Of course, he takes it too far. After crushing their communicators, Saru does his best to convert Tyler to the planet’s harmonious hivemind. But it doesn’t really take, because, in one of the more confusing reveals of the episode, Saru isn’t being manipulated or controlled by the Pahvans. Nope, he just really likes being on Pahvo, apparently enough to fight Burnham to the death.
There’s really not much use for a subtle critique here — the Pahvans are dumb, Saru turning “evil” is dumb and the episode’s conflicts feel like notes rather than a fully fleshed-out plot. Discovery is riffing on TOS episode “Errand of Mercy” here, but it really only suffers in the comparison.
So… let’s bag it. The Pahvans can go back to their CGI goo matrix or whatever the hell their After Effects asses are made of.

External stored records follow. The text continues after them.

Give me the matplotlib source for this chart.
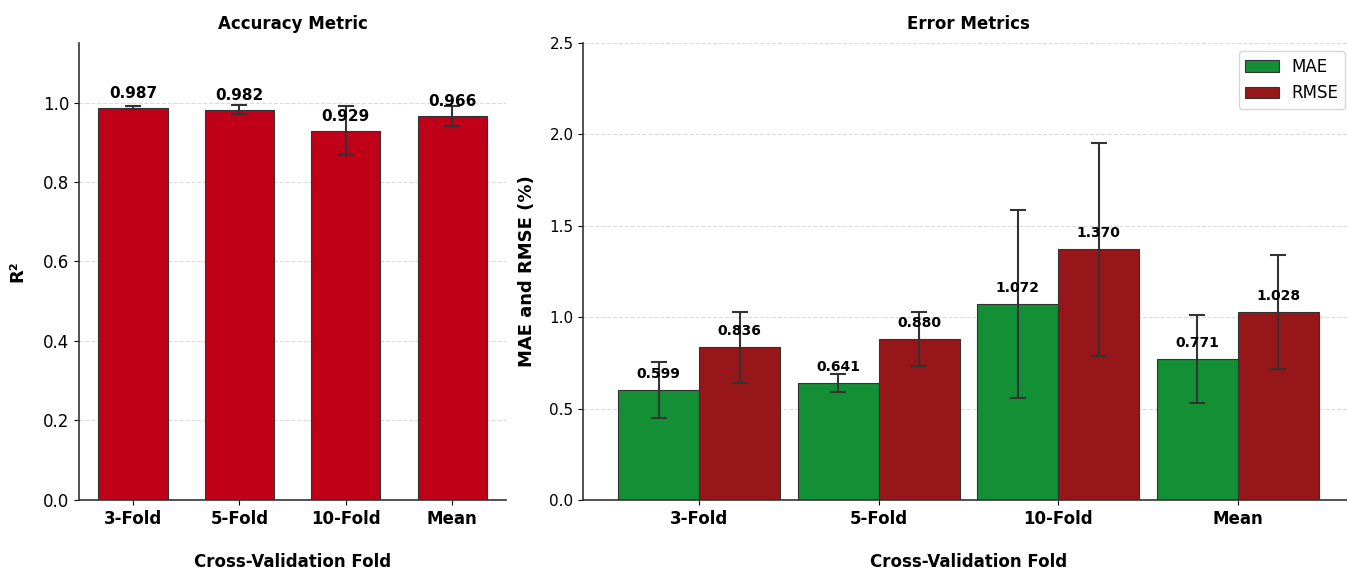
import numpy as np
import matplotlib.pyplot as plt

# Datos
folds = ['3-Fold', '5-Fold', '10-Fold', 'Mean']
r2 = [0.987, 0.982, 0.929, 0.966]
r2_err = [0.003, 0.011, 0.061, 0.025]
mae = [0.599, 0.641, 1.072, 0.771]
mae_err = [0.153, 0.048, 0.513, 0.240]
rmse = [0.836, 0.880, 1.370, 1.028]
rmse_err = [0.194, 0.148, 0.580, 0.310]

c_r2 = '#C00018'
c_mae = '#138F36'
c_rmse = '#961619'
c_err = '#333333'

fig = plt.figure(figsize=(13.47, 5.72), dpi=100)
ax1 = fig.add_axes([0.0587, 0.126, 0.317, 0.799])
ax2 = fig.add_axes([0.433, 0.126, 0.572, 0.799])

x = np.arange(len(folds))

# Panel izquierdo: R²
ax1.bar(x, r2, width=0.65, color=c_r2, edgecolor='#333333', linewidth=0.8,
        yerr=r2_err, capsize=6, error_kw=dict(ecolor=c_err, elinewidth=1.5, capthick=1.5))
for xi, v in zip(x, r2):
    ax1.text(xi, v + 0.018, f'{v:.3f}', ha='center', va='bottom', fontsize=11, fontweight='bold')
ax1.set_ylim(0, 1.15)
ax1.set_yticks(np.arange(0, 1.01, 0.2))
ax1.set_xticks(x)
ax1.set_xticklabels(folds, fontsize=12, fontweight='bold')
ax1.set_ylabel('R²', fontsize=13, fontweight='bold', labelpad=12)
ax1.set_xlabel('Cross-Validation Fold', fontsize=12, fontweight='bold', labelpad=18)
ax1.set_title('Accuracy Metric', fontsize=12, fontweight='bold', pad=10)
ax1.tick_params(axis='y', labelsize=12)

# Panel derecho: MAE y RMSE
w = 0.45
ax2.bar(x - w/2, mae, width=w, color=c_mae, edgecolor='#333333', linewidth=0.8, label='MAE',
        yerr=mae_err, capsize=6, error_kw=dict(ecolor=c_err, elinewidth=1.5, capthick=1.5))
ax2.bar(x + w/2, rmse, width=w, color=c_rmse, edgecolor='#333333', linewidth=0.8, label='RMSE',
        yerr=rmse_err, capsize=6, error_kw=dict(ecolor=c_err, elinewidth=1.5, capthick=1.5))
for xi, v in zip(x - w/2, mae):
    ax2.text(xi, v + 0.05, f'{v:.3f}', ha='center', va='bottom', fontsize=10, fontweight='bold')
for xi, v in zip(x + w/2, rmse):
    ax2.text(xi, v + 0.05, f'{v:.3f}', ha='center', va='bottom', fontsize=10, fontweight='bold')
ax2.set_ylim(0, 2.5)
ax2.set_xticks(x)
ax2.set_xticklabels(folds, fontsize=12, fontweight='bold')
ax2.set_ylabel('MAE and RMSE (%)', fontsize=13, fontweight='bold', labelpad=10)
ax2.set_xlabel('Cross-Validation Fold', fontsize=12, fontweight='bold', labelpad=18)
ax2.set_title('Error Metrics', fontsize=12, fontweight='bold', pad=10)
ax2.tick_params(axis='y', labelsize=11)
ax2.legend(loc='upper right', fontsize=12)

for ax in (ax1, ax2):
    ax.spines['top'].set_visible(False)
    ax.spines['right'].set_visible(False)
    ax.spines['left'].set_color('#333333')
    ax.spines['bottom'].set_color('#333333')
    ax.spines['left'].set_linewidth(1.2)
    ax.spines['bottom'].set_linewidth(1.2)
    ax.grid(axis='y', linestyle='--', color='#cccccc', alpha=0.7, linewidth=0.8)
    ax.set_axisbelow(True)

fig.savefig('out.png', dpi=100)
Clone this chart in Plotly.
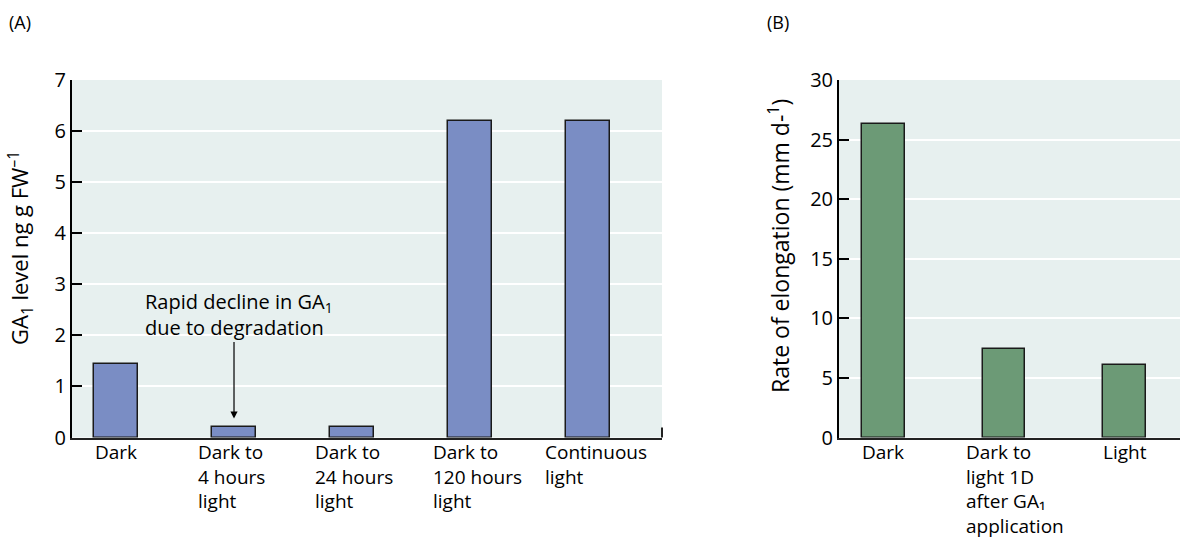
import plotly.graph_objects as go

# ---- data ----
a_categories = ["Dark", "Dark to<br>4 hours<br>light", "Dark to<br>24 hours<br>light",
                "Dark to<br>120 hours<br>light", "Continuous<br>light"]
a_values = [1.43, 0.2, 0.2, 6.2, 6.2]
a_yticks = [0, 1, 2, 3, 4, 5, 6, 7]

b_categories = ["Dark", "Dark to<br>light 1D<br>after GA₁<br>application", "Light"]
b_values = [26.3, 7.4, 6.1]
b_yticks = [0, 5, 10, 15, 20, 25, 30]

W, H = 1180, 538
FONT = "Open Sans"
BG = "#E7F0EF"
A_COLOR = "#7A8DC4"
B_COLOR = "#6C9A76"


def px(x):
    return x / W


def py(y):
    return 1 - y / H


TOP, BOT = 80, 437.5
fig = go.Figure()

a_x = list(range(len(a_categories)))
b_x = list(range(len(b_categories)))

fig.add_trace(go.Bar(x=a_x, y=a_values, xaxis="x", yaxis="y", width=0.373,
                     marker=dict(color=A_COLOR, line=dict(color="#1a1a1a", width=1.5)),
                     showlegend=False))
fig.add_trace(go.Bar(x=b_x, y=b_values, xaxis="x2", yaxis="y2", width=0.355,
                     marker=dict(color=B_COLOR, line=dict(color="#1a1a1a", width=1.5)),
                     showlegend=False))

yaxis_common = dict(ticks="inside", ticklen=10, tickwidth=2, tickcolor="black",
                    showline=True, linecolor="black", linewidth=2, automargin=False,
                    showgrid=True, gridcolor="white", gridwidth=2, zeroline=False,
                    tickfont=dict(family=FONT, size=20, color="black"),
                    domain=[py(BOT), py(TOP)])
xaxis_common = dict(showline=True, linecolor="#222", linewidth=2, showgrid=False,
                    zeroline=False, ticks="", showticklabels=False, automargin=False)

fig.update_layout(
    width=W, height=H,
    margin=dict(l=0, r=0, t=0, b=0, autoexpand=False),
    paper_bgcolor="white", plot_bgcolor=BG,
    font=dict(family=FONT, color="black"),
    xaxis=dict(domain=[px(72), px(662)], range=[-0.373, 4.627], anchor="y", **xaxis_common),
    yaxis=dict(range=[0, 7], tickvals=a_yticks, anchor="x", **yaxis_common),
    xaxis2=dict(domain=[px(839), 1.0], range=[-0.364, 2.455], anchor="y2", **xaxis_common),
    yaxis2=dict(range=[0, 30], tickvals=b_yticks, anchor="x2", **yaxis_common),
    bargap=0,
)

anns = []
LABEL_TOP = 437


def add_cat_labels(xref, cats, xshift_list):
    for i, lab in enumerate(cats):
        multi = "<br>" in lab
        anns.append(dict(xref=xref, yref="paper", x=i, y=py(LABEL_TOP),
                         text=lab, showarrow=False, align="left",
                         xanchor="left" if multi else "center",
                         xshift=xshift_list[i] if multi else 0,
                         yanchor="top",
                         font=dict(family=FONT, size=19, color="black")))


add_cat_labels("x", a_categories, [0, -38, -39, -39, -45])
add_cat_labels("x2", b_categories, [0, -40, 0])

# axis titles
anns.append(dict(xref="paper", yref="paper", x=px(21), y=py(248),
                 text="GA<sub>1</sub> level ng g FW<sup>–1</sup>", textangle=-90,
                 showarrow=False, xanchor="center", yanchor="middle",
                 font=dict(family=FONT, size=22, color="black")))
anns.append(dict(xref="paper", yref="paper", x=px(779), y=py(246),
                 text="Rate of elongation (mm d-<sup>1</sup>)", textangle=-90,
                 showarrow=False, xanchor="center", yanchor="middle",
                 font=dict(family=FONT, size=23, color="black")))

# panel labels
anns.append(dict(xref="paper", yref="paper", x=px(7), y=py(22), text="(A)", showarrow=False,
                 xanchor="left", yanchor="middle", font=dict(family=FONT, size=18, color="black")))
anns.append(dict(xref="paper", yref="paper", x=px(765), y=py(22), text="(B)", showarrow=False,
                 xanchor="left", yanchor="middle", font=dict(family=FONT, size=18, color="black")))

# callout text
anns.append(dict(xref="paper", yref="paper", x=px(143), y=py(286),
                 text="Rapid decline in GA<sub>1</sub><br>due to degradation",
                 showarrow=False, xanchor="left", yanchor="top", align="left",
                 font=dict(family=FONT, size=20, color="black")))
# arrow
anns.append(dict(xref="x", yref="y", x=1, y=0.37, axref="x", ayref="y", ax=1, ay=1.9,
                 text="", showarrow=True, arrowhead=2, arrowsize=1.2, arrowwidth=1.2,
                 arrowcolor="black"))

fig.update_layout(annotations=anns)

# small end tick at right of panel A x-axis
fig.add_shape(type="line", xref="paper", yref="paper", x0=px(662), x1=px(662),
              y0=py(BOT), y1=py(BOT - 10), line=dict(color="#222", width=2))

fig.write_html("out.html", config={"displayModeBar": False},
               post_script="document.body.style.margin='0';document.body.style.overflow='hidden';")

Instead, “Si Vis Pacem, Para Bellum” is maybe the best example yet of how Star Trek: Discovery’s serial storytelling consistently generates some of the most trite cliffhangers imaginable by smearing storylines over multiple episodes.
Check out Admiral Cornwell, who got her dumb ass captured by Klingons in “Lethe.” In this eighth episode she’s interrogated by L’Rell, one of T’Kuvma’s last remaining loyalists, who helped Voq escape a death sentence from Kol. L’Rell immediately begs to defect and Cornwell is happy to go along with her escape plan. When they’re caught in the act, L’Rell shoves Cornwell up against some sort of electric pylon, “killing” her.
Presumably, Cornwell isn’t actually dead and L’Rell is looking for her chance to slip away from Kol and escape with the Starfleet admiral. But we don’t actually know, because “Si Vis Pacem, Para Bellum” thought this would be better as a cliffhanger. Now we wait a week to learn the answer. Rather than leave us with a new revelation or the promise of an answer to a question burning us up inside, Discovery mainly uses its serial storytelling to withhold the obvious. And since we also have to check in on Stamets and the away team on Pahvo, Cornwell’s interrogation, escape and death are all collapsed into a handful of lines and moments. The stakes, characters and motivations suffer such severe truncation that it’s impossible to care about the outcome saved for the next episode.
The next episode of Star Trek: Discovery , “Into the Forest I Go,” will be the last in 2017, with the second half of Season 1 expected to premiere early next year.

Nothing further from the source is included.